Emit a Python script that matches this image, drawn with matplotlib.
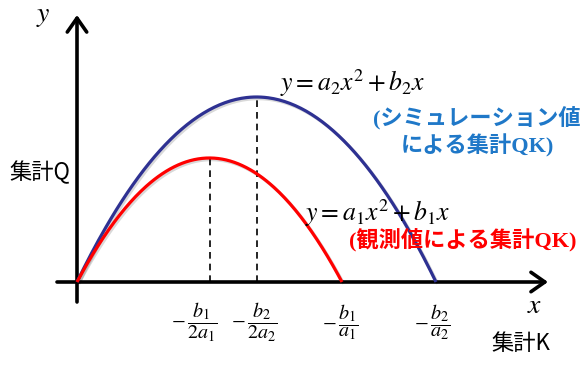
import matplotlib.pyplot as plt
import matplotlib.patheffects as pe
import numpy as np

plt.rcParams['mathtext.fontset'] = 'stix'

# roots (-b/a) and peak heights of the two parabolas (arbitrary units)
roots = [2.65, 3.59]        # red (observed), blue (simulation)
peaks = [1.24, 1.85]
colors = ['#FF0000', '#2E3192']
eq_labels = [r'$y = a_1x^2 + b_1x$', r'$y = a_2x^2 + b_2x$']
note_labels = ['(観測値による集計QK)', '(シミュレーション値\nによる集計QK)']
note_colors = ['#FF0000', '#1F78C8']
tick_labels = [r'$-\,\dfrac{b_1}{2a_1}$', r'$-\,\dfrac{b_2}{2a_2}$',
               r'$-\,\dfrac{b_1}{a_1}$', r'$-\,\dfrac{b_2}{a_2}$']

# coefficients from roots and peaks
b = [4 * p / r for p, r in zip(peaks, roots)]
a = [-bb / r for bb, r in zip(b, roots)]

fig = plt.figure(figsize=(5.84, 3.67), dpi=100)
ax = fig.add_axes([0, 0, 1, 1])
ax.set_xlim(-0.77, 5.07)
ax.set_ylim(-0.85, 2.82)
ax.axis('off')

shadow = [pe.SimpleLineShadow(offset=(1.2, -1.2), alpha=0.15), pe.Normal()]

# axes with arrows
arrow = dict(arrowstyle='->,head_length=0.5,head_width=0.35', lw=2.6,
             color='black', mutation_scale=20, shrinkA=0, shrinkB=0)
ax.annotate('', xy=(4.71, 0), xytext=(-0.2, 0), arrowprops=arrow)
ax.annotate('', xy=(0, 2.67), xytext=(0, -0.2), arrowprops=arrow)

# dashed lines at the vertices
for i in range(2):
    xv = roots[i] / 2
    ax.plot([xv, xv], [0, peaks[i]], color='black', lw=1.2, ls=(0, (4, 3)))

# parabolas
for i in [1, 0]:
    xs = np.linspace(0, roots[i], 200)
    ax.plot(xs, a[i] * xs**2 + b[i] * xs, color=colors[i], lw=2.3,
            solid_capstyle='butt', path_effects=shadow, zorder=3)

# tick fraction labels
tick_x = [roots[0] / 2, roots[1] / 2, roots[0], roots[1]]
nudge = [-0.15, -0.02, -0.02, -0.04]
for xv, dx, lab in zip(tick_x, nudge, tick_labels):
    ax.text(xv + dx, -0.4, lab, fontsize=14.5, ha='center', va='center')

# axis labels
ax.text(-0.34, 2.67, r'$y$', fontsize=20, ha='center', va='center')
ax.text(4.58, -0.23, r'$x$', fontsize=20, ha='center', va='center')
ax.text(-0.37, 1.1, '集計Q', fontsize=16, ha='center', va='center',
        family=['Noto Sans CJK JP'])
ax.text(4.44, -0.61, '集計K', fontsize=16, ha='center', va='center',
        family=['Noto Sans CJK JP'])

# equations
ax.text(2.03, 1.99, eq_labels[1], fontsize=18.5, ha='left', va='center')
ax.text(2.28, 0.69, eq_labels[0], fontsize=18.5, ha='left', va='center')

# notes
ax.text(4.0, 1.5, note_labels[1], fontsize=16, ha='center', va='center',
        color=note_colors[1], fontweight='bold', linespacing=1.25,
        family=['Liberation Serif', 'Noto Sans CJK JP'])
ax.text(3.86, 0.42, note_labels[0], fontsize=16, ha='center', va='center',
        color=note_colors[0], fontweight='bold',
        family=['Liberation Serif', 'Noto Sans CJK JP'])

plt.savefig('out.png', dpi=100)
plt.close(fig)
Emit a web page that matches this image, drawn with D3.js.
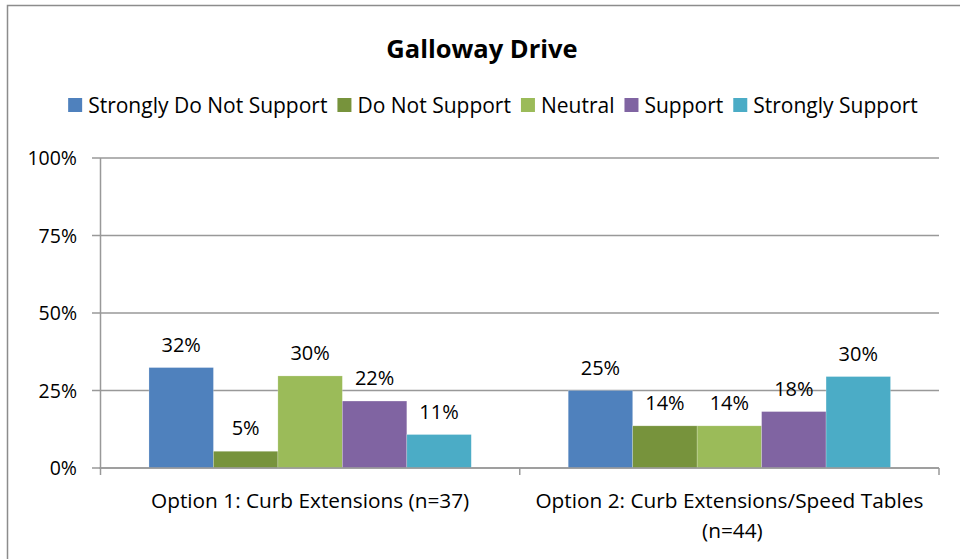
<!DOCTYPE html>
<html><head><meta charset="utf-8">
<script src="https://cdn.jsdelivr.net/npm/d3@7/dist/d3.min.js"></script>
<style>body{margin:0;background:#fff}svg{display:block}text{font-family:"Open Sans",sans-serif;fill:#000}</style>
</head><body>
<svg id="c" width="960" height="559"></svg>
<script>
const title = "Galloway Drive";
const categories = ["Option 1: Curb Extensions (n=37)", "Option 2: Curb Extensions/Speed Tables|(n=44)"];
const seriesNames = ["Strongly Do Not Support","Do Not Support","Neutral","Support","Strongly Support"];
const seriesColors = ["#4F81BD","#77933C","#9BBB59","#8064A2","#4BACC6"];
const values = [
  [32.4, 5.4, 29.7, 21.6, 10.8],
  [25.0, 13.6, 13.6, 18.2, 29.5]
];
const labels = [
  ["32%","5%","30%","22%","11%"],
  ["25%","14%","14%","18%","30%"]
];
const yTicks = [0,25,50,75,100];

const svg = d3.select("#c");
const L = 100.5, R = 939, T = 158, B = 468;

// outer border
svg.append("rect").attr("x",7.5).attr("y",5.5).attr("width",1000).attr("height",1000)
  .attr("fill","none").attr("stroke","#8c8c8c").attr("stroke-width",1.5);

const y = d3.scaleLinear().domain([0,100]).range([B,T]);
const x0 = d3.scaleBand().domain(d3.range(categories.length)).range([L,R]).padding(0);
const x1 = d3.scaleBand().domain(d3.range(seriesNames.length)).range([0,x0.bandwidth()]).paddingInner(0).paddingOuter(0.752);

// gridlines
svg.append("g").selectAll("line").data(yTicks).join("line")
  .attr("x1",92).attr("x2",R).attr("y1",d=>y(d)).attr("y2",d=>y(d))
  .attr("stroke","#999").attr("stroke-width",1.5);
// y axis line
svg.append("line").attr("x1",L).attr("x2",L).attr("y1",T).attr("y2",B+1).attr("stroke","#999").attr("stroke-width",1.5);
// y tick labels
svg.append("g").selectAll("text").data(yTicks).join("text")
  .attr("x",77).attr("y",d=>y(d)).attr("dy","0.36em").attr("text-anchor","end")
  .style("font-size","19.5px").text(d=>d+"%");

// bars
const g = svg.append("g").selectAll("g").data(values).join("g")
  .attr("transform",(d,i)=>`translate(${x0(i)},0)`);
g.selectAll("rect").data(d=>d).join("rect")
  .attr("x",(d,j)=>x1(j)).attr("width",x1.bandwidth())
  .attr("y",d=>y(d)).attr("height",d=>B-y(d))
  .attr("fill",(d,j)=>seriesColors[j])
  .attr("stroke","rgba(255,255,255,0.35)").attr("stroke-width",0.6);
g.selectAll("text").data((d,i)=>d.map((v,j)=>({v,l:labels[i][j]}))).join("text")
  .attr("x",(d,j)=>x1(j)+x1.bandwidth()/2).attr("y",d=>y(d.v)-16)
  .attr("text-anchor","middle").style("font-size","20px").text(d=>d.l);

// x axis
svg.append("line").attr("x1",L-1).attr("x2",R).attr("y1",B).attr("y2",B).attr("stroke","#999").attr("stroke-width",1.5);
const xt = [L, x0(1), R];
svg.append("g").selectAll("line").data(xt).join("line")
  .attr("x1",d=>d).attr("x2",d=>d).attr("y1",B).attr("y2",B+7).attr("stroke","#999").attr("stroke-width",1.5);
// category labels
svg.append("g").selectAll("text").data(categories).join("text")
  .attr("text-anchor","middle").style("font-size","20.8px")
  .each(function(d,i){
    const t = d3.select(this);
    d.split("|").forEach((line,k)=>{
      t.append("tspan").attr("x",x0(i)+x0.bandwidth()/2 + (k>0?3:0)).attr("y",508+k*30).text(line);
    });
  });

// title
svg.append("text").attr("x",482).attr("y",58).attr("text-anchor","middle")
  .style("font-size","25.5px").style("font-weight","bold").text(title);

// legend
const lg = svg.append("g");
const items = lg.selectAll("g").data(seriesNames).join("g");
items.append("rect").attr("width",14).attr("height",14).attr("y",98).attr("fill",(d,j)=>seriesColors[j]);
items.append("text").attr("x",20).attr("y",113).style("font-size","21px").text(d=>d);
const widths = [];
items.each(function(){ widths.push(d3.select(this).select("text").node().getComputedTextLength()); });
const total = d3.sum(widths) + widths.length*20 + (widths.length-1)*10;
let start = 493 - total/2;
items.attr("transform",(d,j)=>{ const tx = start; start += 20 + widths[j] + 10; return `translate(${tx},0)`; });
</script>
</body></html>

- [Work to complete] In the listing above, find the line with "Emit a web page" and the line with "const L = 100.5, R = 939, T = 158, B = 468;". Copy exactly those two and every line between, without the pictures.

- [Reply to the task]
Emit a web page that matches this image, drawn with D3.js.
<!DOCTYPE html>
<html><head><meta charset="utf-8">
<script src="https://cdn.jsdelivr.net/npm/d3@7/dist/d3.min.js"></script>
<style>body{margin:0;background:#fff}svg{display:block}text{font-family:"Open Sans",sans-serif;fill:#000}</style>
</head><body>
<svg id="c" width="960" height="559"></svg>
<script>
const title = "Galloway Drive";
const categories = ["Option 1: Curb Extensions (n=37)", "Option 2: Curb Extensions/Speed Tables|(n=44)"];
const seriesNames = ["Strongly Do Not Support","Do Not Support","Neutral","Support","Strongly Support"];
const seriesColors = ["#4F81BD","#77933C","#9BBB59","#8064A2","#4BACC6"];
const values = [
  [32.4, 5.4, 29.7, 21.6, 10.8],
  [25.0, 13.6, 13.6, 18.2, 29.5]
];
const labels = [
  ["32%","5%","30%","22%","11%"],
  ["25%","14%","14%","18%","30%"]
];
const yTicks = [0,25,50,75,100];

const svg = d3.select("#c");
const L = 100.5, R = 939, T = 158, B = 468;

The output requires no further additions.